Upon the closing of the transaction on March 31, 2009, the Company recognized a gain of $206.2, which was reported in Net realized capital losses on the Consolidated Statements of Operations.

In a second transaction, known as the Step 1 Cash Transfer, a portion of the Company's Alt-A RMBS which had a book value of $4.2 was sold for cash to an affiliate, Lion II Custom Investments LLC (“Lion II”). Immediately thereafter, Lion II sold to ING Direct Bancorp the purchased securities (the “Step 2 Cash Transfer”). Contemporaneous with the Step 2 Cash Transfer, ING Direct Bancorp included such purchased securities as part of its Alt-A RMBS portfolio sale to the Dutch State. The Step 1 Cash Transfer closed on March 31, 2009, and the Company recognized a gain of $0.3 contemporaneous with the closing of the ING-Dutch State Transaction, which was reported in Net realized capital losses on the Consolidated Statements of Operations.

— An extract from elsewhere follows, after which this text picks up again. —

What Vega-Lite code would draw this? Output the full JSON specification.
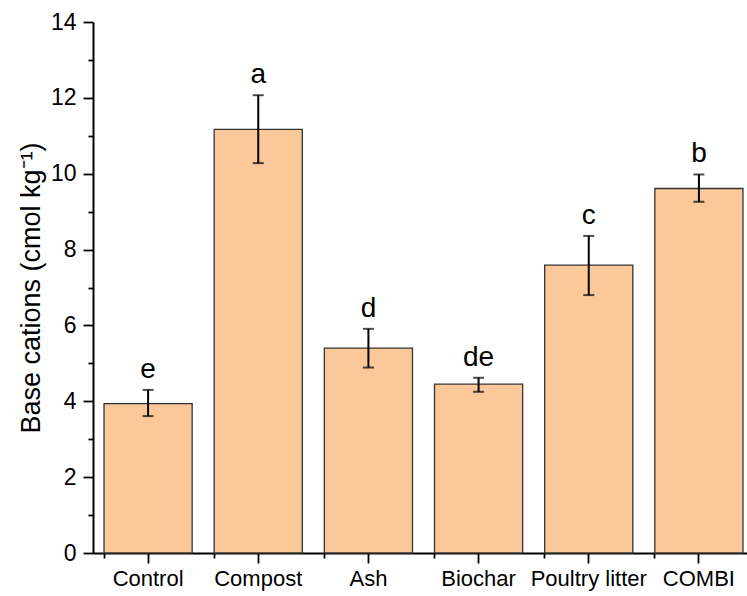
{
  "$schema": "https://vega.github.io/schema/vega-lite/v6.json",
  "width": 654,
  "height": 531,
  "autosize": {"type": "none"},
  "padding": {"left": 93, "top": 22, "right": 0, "bottom": 43},
  "config": {
    "view": {"stroke": null},
    "font": "Liberation Sans",
    "axis": {"grid": false, "domainColor": "black", "domainWidth": 2, "tickColor": "black", "tickWidth": 1.8, "labelColor": "black", "titleColor": "black", "labelFont": "Liberation Sans", "titleFont": "Liberation Sans"}
  },
  "data": {
    "values": [
      {"trt": "Control", "mean": 3.94, "lo": 3.61, "hi": 4.3, "sig": "e"},
      {"trt": "Compost", "mean": 11.17, "lo": 10.28, "hi": 12.07, "sig": "a"},
      {"trt": "Ash", "mean": 5.4, "lo": 4.89, "hi": 5.91, "sig": "d"},
      {"trt": "Biochar", "mean": 4.45, "lo": 4.25, "hi": 4.62, "sig": "de"},
      {"trt": "Poultry litter", "mean": 7.59, "lo": 6.8, "hi": 8.36, "sig": "c"},
      {"trt": "COMBI", "mean": 9.61, "lo": 9.26, "hi": 9.98, "sig": "b"}
    ]
  },
  "resolve": {"axis": {"x": "independent", "y": "independent"}},
  "layer": [
    {
      "mark": {"type": "bar", "fill": "#FBC899", "stroke": "#333333", "strokeWidth": 1.3},
      "encoding": {
        "x": {"field": "trt", "type": "nominal", "sort": null,
          "scale": {"paddingInner": 0.2, "paddingOuter": 0.1, "range": [0, 661]},
          "axis": {"orient": "bottom", "title": null, "labelAngle": 0, "labelFontSize": 22, "tickSize": 10, "labelPadding": 5, "domain": true}},
        "y": {"field": "mean", "type": "quantitative",
          "scale": {"domain": [0, 14], "nice": false},
          "axis": {"orient": "left", "values": [0, 2, 4, 6, 8, 10, 12, 14], "labelFontSize": 23, "tickSize": 10, "labelPadding": 7,
            "title": "Base cations (cmol kg⁻¹)", "titleFontSize": 27, "titleFontWeight": "normal", "titlePadding": 5}}
      }
    },
    {
      "mark": {"type": "tick", "opacity": 0},
      "encoding": {
        "x": {"field": "trt", "type": "nominal", "sort": null,
          "axis": {"orient": "bottom", "bandPosition": 0, "labels": false, "domain": false, "tickSize": 5, "title": null}},
        "y": {"field": "mean", "type": "quantitative",
          "axis": {"orient": "left", "values": [1, 3, 5, 7, 9, 11, 13], "labels": false, "domain": false, "tickSize": 5, "title": null}}
      }
    },
    {
      "mark": {"type": "rule", "color": "black", "strokeWidth": 2},
      "encoding": {
        "x": {"field": "trt", "type": "nominal", "sort": null, "axis": null},
        "y": {"field": "lo", "type": "quantitative", "axis": null},
        "y2": {"field": "hi"}
      }
    },
    {
      "mark": {"type": "tick", "color": "black", "thickness": 2, "size": 11},
      "encoding": {
        "x": {"field": "trt", "type": "nominal", "sort": null, "axis": null},
        "y": {"field": "lo", "type": "quantitative", "axis": null}
      }
    },
    {
      "mark": {"type": "tick", "color": "black", "thickness": 2, "size": 11},
      "encoding": {
        "x": {"field": "trt", "type": "nominal", "sort": null, "axis": null},
        "y": {"field": "hi", "type": "quantitative", "axis": null}
      }
    },
    {
      "mark": {"type": "text", "fontSize": 28, "baseline": "alphabetic", "dy": -12, "color": "black"},
      "encoding": {
        "x": {"field": "trt", "type": "nominal", "sort": null, "axis": null},
        "y": {"field": "hi", "type": "quantitative", "axis": null},
        "text": {"field": "sig"}
      }
    }
  ]
}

As part of the final restructuring plan submitted to the EC in connection with its review of the Dutch state aid to ING (the “Restructuring Plan”), ING has agreed to make additional payments to the Dutch State corresponding to an adjustment of fees for the Back-Up Facility. Under this new agreement, the terms of the ING-Dutch State Transaction which closed on March 31, 2009, including the transfer price of the Alt-A RMBS securities, remain unaltered and the additional payments are not borne by the Company or any other ING U.S. subsidiaries.

Property and Equipment Sale

During the second quarter of 2009, ING's U.S. life insurance companies, including the Company, sold a portion of its property and equipment in a sale/leaseback transaction to an affiliate, ING North America. The fixed assets involved in the sale were capitalized assets generally depreciated over the expected useful lives and software in development. Since the assets were being depreciated using expected useful lives, the current net book value reasonably approximated the current fair value of
the assets being transferred. The fixed assets sold to ING North America by the Company totaled $17.4.

Transfer of Registered Representatives

On January 1, 2011, IFA transferred a group of registered representatives and their related customer accounts to its broker-dealer affiliate, ING Financial Partners, Inc. and received $5.0 as consideration for the transfer. Effective January 1, 2011, IFA operates exclusively as a wholesale broker-dealer.